I love the term “bucket list” and
think everyone should have one. For the un-initiated, the term comes
from a movie where two terminally ill men go off on an adventure to
do things they always wanted to do before they euphemistically “kick
the bucket”. One of life's greatest pleasures is to cross off
something on one's list.
This past Saturday February 21st, I got
to do just that. I heard a live, complete performance of a work on my
music “bucket list”, the Piano Sonata No. 2 (Concord, Mass.,
1840-1860) by Charles Ives. In St Joseph, Missouri of all places,
performed by the remarkable, über-talented and shall we say brave
pianist Robert Pherigo. Assisting in this insane genius work was Rico
McNeela in the tiny, but often omitted viola line in the first
movement and Lyra Pherigo in the more important but also
sometimes omitted flute part in the Thoreau movement.
As was typical of the feisty and
innovative composer, Ives broke most of the piano sonata rules. The
sonata is programmatic to a point, something rather unusual for a
piano sonata, being a musical portrait of transcendentalist authors
who lived in Concord, Massachusetts, around 1840-1860: Ralph Waldo
Emerson, Nathaniel Hawthorne, the Alcott's Louisa May and her father
Bronson, and Henry David Thoreau. Most classical sonatas were in
three movements, but Ives included four, stretching the work to
almost symphonic stature. Few, if any, piano sonatas have parts for
viola and flute scattered about either. Early material exists from
around 1904 and it seems the work was conceived as a piano concerto.
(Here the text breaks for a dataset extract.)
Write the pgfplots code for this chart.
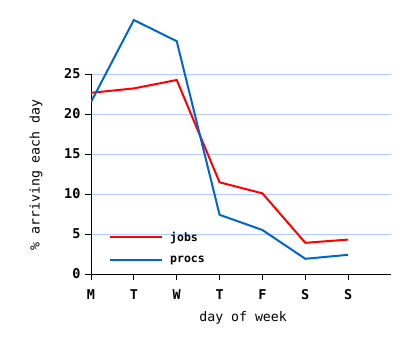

Work on the solo sonata started in earnest around 1910-11 and was
mostly finished around 1915. Ives tended to fiddle with his music off
and on thus the work was revised in 1947, the edition that seems to
be played the most.
Like icing on a tasty cake was the
informative pre-concert talk by author and composer Kyle Gann, one of
the foremost authorities on Charles Ives, the Concord Sonata and Vice
President of the Charles Ives society. Gann focused on the work's
background and the personages that inspired it while highlighting the
recurring themes and motives that tie the sprawling work into a quite
logical and organic whole.
More than a recital or concert, this
was an old fashioned “happening” for those who remember what that
meant.
The performance? I make no bones that I
am nowhere near qualified to judge, just looking at the score gives
me a headache. I found it technically excellent to my ears, having
heard the work many times in recordings and Robert negotiated the
work from memory without a visible sweat or concern. A Hamelin,
Fitzpatrick, Denk or Kalish might bring more polish, technical
brilliance and more experience with the complex score (Hamelin's
“Alcotts” will bring goose-bumps, but this one was not far
behind) but Pherigo brought the work and Concord, Mass. to life for
the appreciative audience, many of whom I am sure, like me, had never
had the opportunity to hear it live. Even Gann said it had been a
while for him. Certainly far far far and did I say far from a
slam-bang run through, Robert found the humor, the lyricism, the
tenderness, nobility and humanity in this complex score. On that
damp, winter night in St Joseph Robert brought the work to life, let
us glimpse the world of the denizens of Concord and communicated Ives
own commentary on them and on humanity itself.